▶ [Task goal]
Return the listing below verbatim. Pictures do not belong in the copy.

● ● ● ●

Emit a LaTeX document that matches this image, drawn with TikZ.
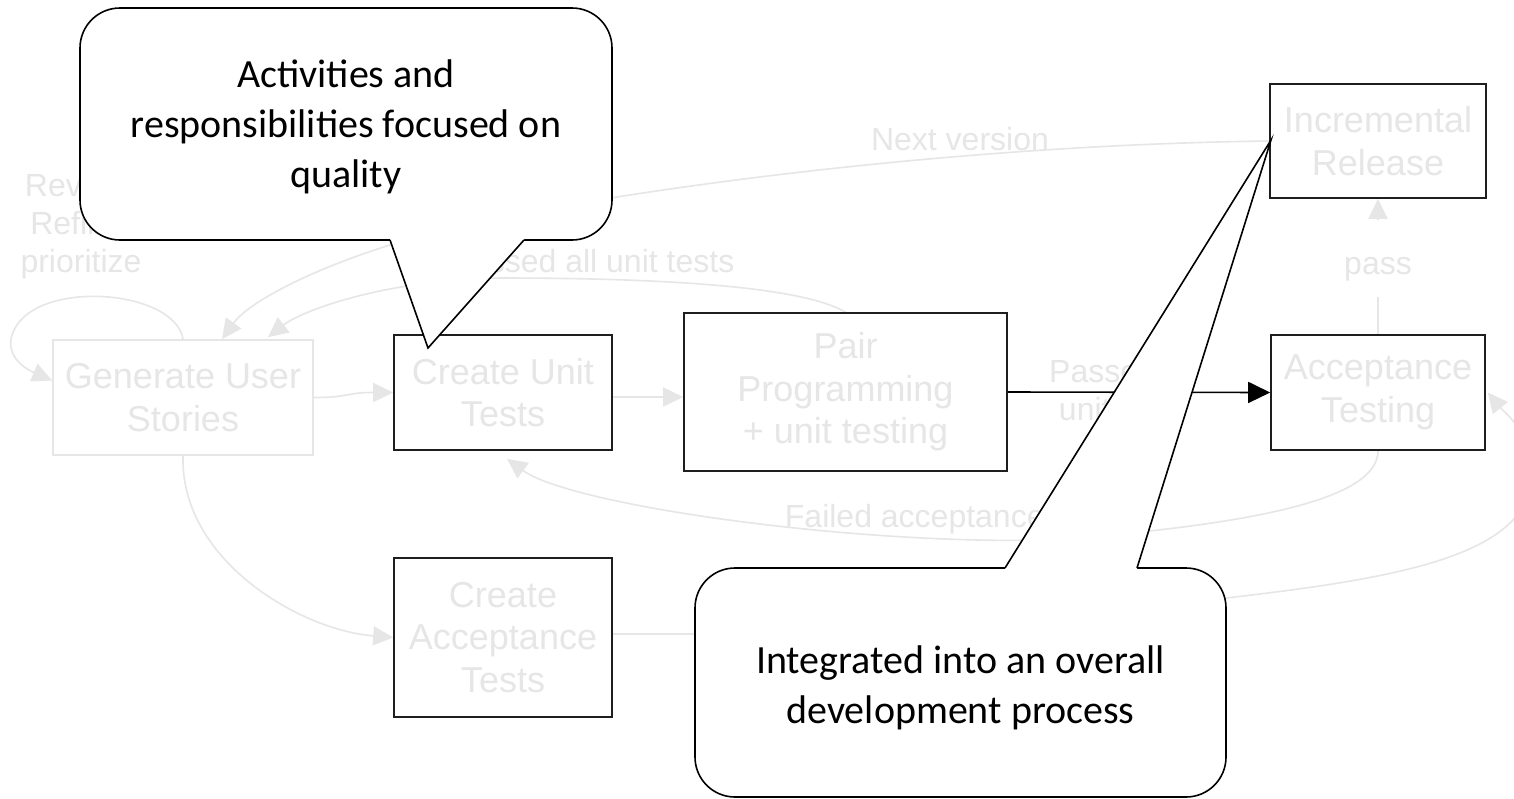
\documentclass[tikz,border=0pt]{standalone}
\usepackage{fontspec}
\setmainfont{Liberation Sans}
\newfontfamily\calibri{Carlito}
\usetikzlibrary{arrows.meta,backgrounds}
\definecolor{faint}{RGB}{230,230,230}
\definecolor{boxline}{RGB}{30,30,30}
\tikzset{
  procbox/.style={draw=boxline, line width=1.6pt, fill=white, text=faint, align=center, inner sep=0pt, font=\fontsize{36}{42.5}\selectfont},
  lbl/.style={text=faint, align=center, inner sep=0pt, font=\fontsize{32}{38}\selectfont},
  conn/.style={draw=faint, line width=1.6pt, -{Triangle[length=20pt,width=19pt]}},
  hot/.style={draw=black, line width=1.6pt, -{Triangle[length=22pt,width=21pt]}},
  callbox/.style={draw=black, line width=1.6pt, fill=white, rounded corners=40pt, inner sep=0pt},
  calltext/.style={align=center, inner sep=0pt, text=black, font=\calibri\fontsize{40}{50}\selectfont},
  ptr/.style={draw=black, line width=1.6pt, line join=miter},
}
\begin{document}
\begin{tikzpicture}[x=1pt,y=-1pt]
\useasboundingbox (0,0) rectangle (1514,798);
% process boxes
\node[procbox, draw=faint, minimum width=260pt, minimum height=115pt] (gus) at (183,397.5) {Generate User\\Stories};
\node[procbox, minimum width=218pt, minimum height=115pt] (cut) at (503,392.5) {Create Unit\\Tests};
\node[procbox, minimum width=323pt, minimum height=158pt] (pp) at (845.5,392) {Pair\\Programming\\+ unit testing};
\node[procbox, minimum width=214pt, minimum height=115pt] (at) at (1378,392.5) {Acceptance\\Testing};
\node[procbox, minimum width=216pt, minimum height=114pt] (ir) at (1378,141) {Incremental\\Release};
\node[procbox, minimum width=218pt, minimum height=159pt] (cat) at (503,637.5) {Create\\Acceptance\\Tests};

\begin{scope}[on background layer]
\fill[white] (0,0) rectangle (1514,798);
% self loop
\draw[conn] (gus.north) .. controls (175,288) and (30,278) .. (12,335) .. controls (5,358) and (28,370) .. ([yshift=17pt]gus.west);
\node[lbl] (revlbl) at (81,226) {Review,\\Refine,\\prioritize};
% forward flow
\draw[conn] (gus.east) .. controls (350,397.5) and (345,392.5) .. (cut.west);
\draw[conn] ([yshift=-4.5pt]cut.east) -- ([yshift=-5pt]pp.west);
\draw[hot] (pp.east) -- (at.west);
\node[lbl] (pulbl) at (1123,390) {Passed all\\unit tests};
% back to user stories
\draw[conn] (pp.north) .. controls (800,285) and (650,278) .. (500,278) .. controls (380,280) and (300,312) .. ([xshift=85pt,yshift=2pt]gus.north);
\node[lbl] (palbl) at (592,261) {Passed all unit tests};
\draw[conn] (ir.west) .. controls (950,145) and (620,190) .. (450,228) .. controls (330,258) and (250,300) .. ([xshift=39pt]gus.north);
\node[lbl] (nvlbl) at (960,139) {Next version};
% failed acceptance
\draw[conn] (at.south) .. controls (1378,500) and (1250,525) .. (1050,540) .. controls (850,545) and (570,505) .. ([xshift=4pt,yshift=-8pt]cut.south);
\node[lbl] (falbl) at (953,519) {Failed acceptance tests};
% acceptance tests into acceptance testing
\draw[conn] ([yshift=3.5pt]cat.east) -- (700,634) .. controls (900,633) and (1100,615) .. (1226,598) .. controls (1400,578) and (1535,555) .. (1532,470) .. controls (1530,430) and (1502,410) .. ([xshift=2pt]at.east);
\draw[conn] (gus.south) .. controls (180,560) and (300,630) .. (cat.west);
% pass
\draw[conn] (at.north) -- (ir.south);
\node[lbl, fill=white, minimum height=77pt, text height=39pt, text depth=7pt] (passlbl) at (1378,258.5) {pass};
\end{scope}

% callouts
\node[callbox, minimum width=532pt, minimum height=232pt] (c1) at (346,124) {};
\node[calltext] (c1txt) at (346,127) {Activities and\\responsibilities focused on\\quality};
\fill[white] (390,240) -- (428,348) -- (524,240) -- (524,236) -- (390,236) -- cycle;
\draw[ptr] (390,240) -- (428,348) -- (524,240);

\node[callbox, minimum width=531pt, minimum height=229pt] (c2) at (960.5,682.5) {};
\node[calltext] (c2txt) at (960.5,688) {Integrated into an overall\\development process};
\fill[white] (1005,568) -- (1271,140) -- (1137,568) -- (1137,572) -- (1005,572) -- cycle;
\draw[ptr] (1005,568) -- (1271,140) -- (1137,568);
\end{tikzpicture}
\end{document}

● ● ● ●

▶ [Solution]
Emit a LaTeX document that matches this image, drawn with TikZ.
\documentclass[tikz,border=0pt]{standalone}
\usepackage{fontspec}
\setmainfont{Liberation Sans}
\newfontfamily\calibri{Carlito}
\usetikzlibrary{arrows.meta,backgrounds}
\definecolor{faint}{RGB}{230,230,230}
\definecolor{boxline}{RGB}{30,30,30}
\tikzset{
  procbox/.style={draw=boxline, line width=1.6pt, fill=white, text=faint, align=center, inner sep=0pt, font=\fontsize{36}{42.5}\selectfont},
  lbl/.style={text=faint, align=center, inner sep=0pt, font=\fontsize{32}{38}\selectfont},
  conn/.style={draw=faint, line width=1.6pt, -{Triangle[length=20pt,width=19pt]}},
  hot/.style={draw=black, line width=1.6pt, -{Triangle[length=22pt,width=21pt]}},
  callbox/.style={draw=black, line width=1.6pt, fill=white, rounded corners=40pt, inner sep=0pt},
  calltext/.style={align=center, inner sep=0pt, text=black, font=\calibri\fontsize{40}{50}\selectfont},
  ptr/.style={draw=black, line width=1.6pt, line join=miter},
}
\begin{document}
\begin{tikzpicture}[x=1pt,y=-1pt]
\useasboundingbox (0,0) rectangle (1514,798);
% process boxes
\node[procbox, draw=faint, minimum width=260pt, minimum height=115pt] (gus) at (183,397.5) {Generate User\\Stories};
\node[procbox, minimum width=218pt, minimum height=115pt] (cut) at (503,392.5) {Create Unit\\Tests};
\node[procbox, minimum width=323pt, minimum height=158pt] (pp) at (845.5,392) {Pair\\Programming\\+ unit testing};
\node[procbox, minimum width=214pt, minimum height=115pt] (at) at (1378,392.5) {Acceptance\\Testing};
\node[procbox, minimum width=216pt, minimum height=114pt] (ir) at (1378,141) {Incremental\\Release};
\node[procbox, minimum width=218pt, minimum height=159pt] (cat) at (503,637.5) {Create\\Acceptance\\Tests};

\begin{scope}[on background layer]
\fill[white] (0,0) rectangle (1514,798);
% self loop
\draw[conn] (gus.north) .. controls (175,288) and (30,278) .. (12,335) .. controls (5,358) and (28,370) .. ([yshift=17pt]gus.west);
\node[lbl] (revlbl) at (81,226) {Review,\\Refine,\\prioritize};
% forward flow
\draw[conn] (gus.east) .. controls (350,397.5) and (345,392.5) .. (cut.west);
\draw[conn] ([yshift=-4.5pt]cut.east) -- ([yshift=-5pt]pp.west);
\draw[hot] (pp.east) -- (at.west);
\node[lbl] (pulbl) at (1123,390) {Passed all\\unit tests};
% back to user stories
\draw[conn] (pp.north) .. controls (800,285) and (650,278) .. (500,278) .. controls (380,280) and (300,312) .. ([xshift=85pt,yshift=2pt]gus.north);
\node[lbl] (palbl) at (592,261) {Passed all unit tests};
\draw[conn] (ir.west) .. controls (950,145) and (620,190) .. (450,228) .. controls (330,258) and (250,300) .. ([xshift=39pt]gus.north);
\node[lbl] (nvlbl) at (960,139) {Next version};
% failed acceptance
\draw[conn] (at.south) .. controls (1378,500) and (1250,525) .. (1050,540) .. controls (850,545) and (570,505) .. ([xshift=4pt,yshift=-8pt]cut.south);
\node[lbl] (falbl) at (953,519) {Failed acceptance tests};
% acceptance tests into acceptance testing
\draw[conn] ([yshift=3.5pt]cat.east) -- (700,634) .. controls (900,633) and (1100,615) .. (1226,598) .. controls (1400,578) and (1535,555) .. (1532,470) .. controls (1530,430) and (1502,410) .. ([xshift=2pt]at.east);
\draw[conn] (gus.south) .. controls (180,560) and (300,630) .. (cat.west);
% pass
\draw[conn] (at.north) -- (ir.south);
\node[lbl, fill=white, minimum height=77pt, text height=39pt, text depth=7pt] (passlbl) at (1378,258.5) {pass};
\end{scope}

% callouts
\node[callbox, minimum width=532pt, minimum height=232pt] (c1) at (346,124) {};
\node[calltext] (c1txt) at (346,127) {Activities and\\responsibilities focused on\\quality};
\fill[white] (390,240) -- (428,348) -- (524,240) -- (524,236) -- (390,236) -- cycle;
\draw[ptr] (390,240) -- (428,348) -- (524,240);

\node[callbox, minimum width=531pt, minimum height=229pt] (c2) at (960.5,682.5) {};
\node[calltext] (c2txt) at (960.5,688) {Integrated into an overall\\development process};
\fill[white] (1005,568) -- (1271,140) -- (1137,568) -- (1137,572) -- (1005,572) -- cycle;
\draw[ptr] (1005,568) -- (1271,140) -- (1137,568);
\end{tikzpicture}
\end{document}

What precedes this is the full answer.